The following originally appeared on 9/28/07 at Exit 51
Caution, Men At Work
And no, I don’t mean the 80’s band…although I’m amazed at how good Overkill sounds as an acoustic track – check it out on iTunes.
(Note to readers – grab a comfy chair and settle in for a long one.)
Work at the house has been underway since the 12th. The progress has been slow going. I’ve even been reduced to petitioning to St. Jude – patron saint of hopeless cases, things almost despaired of – to intercede. Work happens in spurts. Some days I come home to find that the crew has been hard at work, other days nobody has been here at all. It’s totally random.
For instance, not long after I got home from TIFF, the kitchen looked like this:
Cabinets completely removed, subfloor installed, new electrical lines run.
From there it took almost a week for new cabinets to be placed:
At about 5pm on Friday the contractor called to see if the guys could come in and work the next morning. Um, yeah, but I am completely shocked and honestly a little sad that noisy, dusty work will get me out of bed early on a Saturday.
LIFE LESSON #1 – Have patience.
LIFE LESSON#2 – Be careful what you wish for, you just might get it.
I’m sure there are more Life Lessons in this whole experience that I just haven’t discovered yet. One Life Lesson I knew going into the renovation, thanks to many hours of viewing of home improvement/home flipping shows on cable, is that sometimes it pays to hire a professional. It’s amazing how, in the name of saving a dollar, people who should know better will take on the challenge of perfoming skilled labor. What they don’t consider is that hiring someone who knows what they’re doing is cheaper in the long run. By the time you add up the cost of wasted time and materials from messing up as you work your way through the learning curve, the contractor’s number to do things aren’t so bad.

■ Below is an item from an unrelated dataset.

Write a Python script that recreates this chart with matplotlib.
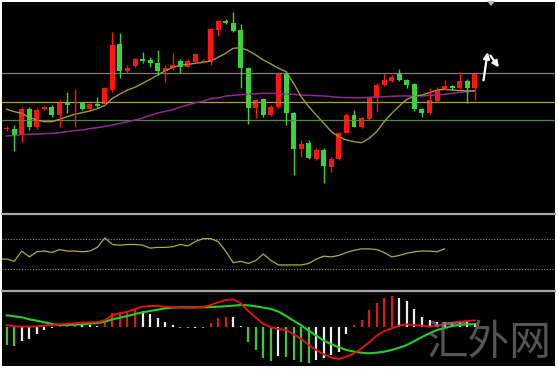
import matplotlib
matplotlib.use("Agg")
import matplotlib.pyplot as plt
import numpy as np
from matplotlib.lines import Line2D
from matplotlib.patches import Rectangle, Polygon

# candles (price in chart points)
opens = [243, 242, 225, 302, 248, 302, 310, 285, 325, 320, 322, 304, 318, 318, 360, 497,
         417, 432, 452, 450, 442, 417, 425, 447, 430, 445, 445, 445, 540, 568, 560, 540,
         425, 305, 332, 285, 310, 408, 292, 182, 202, 152, 180, 130, 152, 232, 285, 250,
         273, 335, 375, 387, 408, 390, 377, 302, 290, 328, 362, 372, 365, 388, 365]
highs = [252, 255, 308, 308, 305, 312, 315, 330, 355, 362, 325, 320, 340, 368, 535, 530,
         435, 455, 475, 460, 480, 435, 470, 452, 452, 472, 452, 545, 570, 572, 595, 558,
         430, 332, 335, 315, 415, 415, 295, 210, 210, 185, 185, 160, 235, 290, 300, 280,
         340, 380, 412, 405, 422, 392, 380, 305, 365, 368, 390, 375, 415, 392, 412]
lows = [238, 178, 205, 240, 242, 300, 280, 248, 290, 248, 300, 302, 310, 315, 355, 395,
        410, 430, 440, 430, 405, 385, 420, 410, 428, 442, 440, 435, 522, 558, 535, 365,
        258, 275, 280, 282, 305, 255, 105, 160, 152, 150, 80, 115, 150, 230, 248, 245,
        270, 295, 372, 385, 387, 365, 298, 280, 288, 325, 360, 360, 362, 322, 330]
closes = [247, 225, 302, 248, 300, 310, 285, 325, 315, 322, 302, 318, 312, 365, 495, 417,
          427, 452, 448, 440, 417, 425, 434, 430, 448, 468, 447, 542, 568, 560, 538, 425,
          305, 330, 285, 310, 408, 292, 182, 198, 155, 180, 132, 152, 232, 285, 250, 275,
          338, 375, 390, 400, 390, 375, 302, 290, 330, 360, 372, 365, 388, 365, 408]

ma_fast = [302, 295, 290, 278, 270, 265, 265, 272, 280, 287, 292, 297, 304, 314, 335, 348,
           360, 368, 380, 392, 405, 418, 428, 434, 437, 440, 443, 447, 458, 470, 485, 487,
           478, 465, 450, 438, 425, 415, 380, 340, 310, 285, 260, 235, 220, 210, 205, 202,
           215, 235, 265, 290, 312, 332, 342, 345, 352, 360, 362, 360, 358, 357, 358]
ma_slow = [222, 224, 226, 227, 228, 229, 230, 232, 235, 238, 240, 244, 247, 251, 255, 260,
           265, 270, 276, 284, 291, 296, 301, 309, 315, 322, 326, 334, 336, 342, 344, 346,
           347, 349, 350, 350, 349, 348, 347, 345, 344, 343, 342, 340, 338, 337, 337, 337,
           338, 339, 340, 341, 342, 342, 342, 342, 344, 345, 347, 350, 353, 355, 358]
levels = [410, 324, 270]
level_colors = ["#7f7f7f", "#a8a430", "#4d8a2e"]

# oscillator, starts one bar before the first candle
rsi = [43, 43, 40, 54, 46, 53, 54, 52, 56, 54, 54, 53, 54, 59, 72, 63, 62, 63, 63, 62,
       58, 59, 59, 60, 63, 61, 67, 71, 71, 67, 54, 38, 40, 37, 41, 50, 41, 35, 35, 35,
       35, 37, 43, 47, 46, 48, 52, 55, 57, 57, 56, 52, 46, 48, 51, 53, 54, 54, 53, 57]

macd_hist = [-53, -56, -41, -35, -21, -8, -3, 3, 8, 10, 9, 7, 5, 22, 42, 47, 49, 52, 49, 39,
             27, 15, 7, -3, -3, -3, -3, 12, 27, 32, 32, 4, -43, -68, -93, -101, -86, -88,
             -98, -103, -106, -98, -93, -83, -73, -21, 7, 22, 52, 72, 89, 94, 89, 79, 55,
             32, 22, 17, 15, 15, 15, 17, 12]
hist_colors = list("ggwwwwwrrrwwwrrrrrwwwwwggwgrrrwwggggwgggg" "wwwwwrrrrrrwwwwwwwwwww")
macd_line = [7, 3, 2, 2, 3, 5, 7, 9, 11, 12, 14, 15, 16, 21, 37, 42, 47, 55, 62, 64, 64,
             62, 60, 59, 59, 59, 61, 67, 75, 82, 84, 72, 49, 29, 10, 0, -5, -8, -21, -35,
             -53, -68, -81, -91, -95, -88, -78, -63, -45, -25, -11, -3, 5, 9, 7, 5, 2, 5,
             9, 14, 17, 19, 21]
signal_line = [36, 33, 30, 24, 20, 15, 10, 7, 7, 8, 9, 11, 13, 17, 24, 29, 34, 40, 45, 49,
               53, 57, 59, 60, 60, 60, 60, 61, 62, 63, 65, 67, 66, 63, 59, 55, 47, 34, 20,
               6, -10, -25, -40, -51, -60, -68, -73, -76, -78, -76, -73, -68, -61, -53, -41,
               -29, -18, -8, -2, 4, 7, 9, 9]

W, H = 558, 369
fig = plt.figure(figsize=(W / 100, H / 100), dpi=100, facecolor="white")


def fbox(x0, y0, x1, y1):
    return [x0 / W, 1 - y1 / H, (x1 - x0) / W, (y1 - y0) / H]


fig.add_artist(Rectangle((2 / W, 1 - 366 / H), 553 / W, 364 / H, zorder=-10,
                         transform=fig.transFigure, facecolor="black", edgecolor="none"))

ax = fig.add_axes(fbox(2, 2, 555, 213))
ax_rsi = fig.add_axes(fbox(2, 215, 555, 290))
ax_macd = fig.add_axes(fbox(2, 292, 555, 366))
for a in (ax, ax_rsi, ax_macd):
    a.set_facecolor("black")
    a.set_xlim(-0.62, 72.62)
    a.set_xticks([])
    a.set_yticks([])
    for s in a.spines.values():
        s.set_visible(False)

for py in (214, 291):
    fig.add_artist(Line2D([2 / W, 555 / W], [1 - py / H, 1 - py / H],
                          transform=fig.transFigure, color="#a8a8a8", lw=1.6))

# main panel
x = np.arange(len(opens))
for lv, col in zip(levels, level_colors):
    ax.axhline(lv, color=col, lw=0.9)
ax.plot(x, ma_slow, color="#8e2a8e", lw=1.1)
ax.plot(x, ma_fast, color="#a39a38", lw=1.0)
for i in x:
    up = closes[i] >= opens[i]
    col = "#ff1414" if up else "#3cd23c"
    ax.vlines(i, lows[i], highs[i], color=col, lw=1.0)
    lo, hi = min(opens[i], closes[i]), max(opens[i], closes[i])
    ax.add_patch(Rectangle((i - 0.33, lo), 0.66, max(hi - lo, 3), facecolor=col, edgecolor="none"))
ax.set_ylim(-9, 624)

ax.annotate("", xy=(63.75, 482), xytext=(63.1, 381),
            arrowprops=dict(arrowstyle="-|>", color="white", lw=1.6, mutation_scale=9))
ax.annotate("", xy=(65.4, 421), xytext=(63.85, 470),
            arrowprops=dict(arrowstyle="-|>", color="white", lw=1.6, mutation_scale=9))

fig.add_artist(Polygon([[487 / W, 1 - 1 / H], [495 / W, 1 - 1 / H], [491 / W, 1 - 6 / H]],
                       closed=True, transform=fig.transFigure, facecolor="#b8b8b8", edgecolor="none"))

# oscillator panel
xr = np.arange(len(rsi)) - 1
ax_rsi.axhline(70, color="#8c8c9a", lw=0.8, ls=(0, (1, 1.5)))
ax_rsi.axhline(30, color="#8c8c9a", lw=0.8, ls=(0, (1, 1.5)))
ax_rsi.plot(xr, rsi, color="#b0ab3c", lw=0.9)
ax_rsi.set_ylim(0.7, 103.3)

# macd panel
cmap = {"r": "#d81a1a", "w": "#eeeeee", "g": "#3cc83c"}
ax_macd.vlines(x, 0, macd_hist, colors=[cmap[c] for c in hist_colors], lw=1.6)
ax_macd.plot(x, signal_line, color="#22d022", lw=1.5)
ax_macd.plot(x, macd_line, color="#e01212", lw=1.4)
ax_macd.set_ylim(-116, 106)

fig.text(489 / W, 1 - 343 / H, "汇外网", ha="center", va="center", fontsize=30,
         family=["Noto Sans CJK SC", "DejaVu Sans"], fontweight="light",
         color="#7a7a7a", alpha=0.7)

fig.savefig("out.png", dpi=100, facecolor="white")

The agenda for this weekend is pretty ambitious. But if the guys are willing to work on a Saturday, who am I to say no? And at the end of the day, it may help to keep us on schedule which is kind of funny since despite my tendency to try and have a plan for everything, I never actually asked the contractor how long the job would take. I figured that three to four weeks was a pretty optimistic timetable to complete the work. But I didn’t want to tie my expectations to a specific date only to be disappointed or frustrated if it took longers. I’ve got my fingers crossed that two weeks from now I’ll be putting away everything from the kitchen and dining room that has made its way to other places in the house…and of course, getting professional help to clean up all the mess.
I sincerely cannot wait to have my house back. Since work began, I’ve been literally pushed into a corner…a corner of a table with a folding chair in the living room where I eat frozen meals, watch tv, and try to keep on top of household chores like paying bills. There has been no refuge or relaxation in the house for weeks. But there is reason to be hopeful; next week should be busy here at 2158 – countertop templating and floor tile are scheduled which will open the door for appliances to be delivered and hooked up, finish work can begin, paint can go on the walls, and the electrical work can be completed.
I am confident that by the time SFC comes home on leave (still don’t know when that will be but definitely not in the next few weeks), the renovation will be complete and the kitchen and bath will have been transformed. Won’t he be surprised by how different everything looks?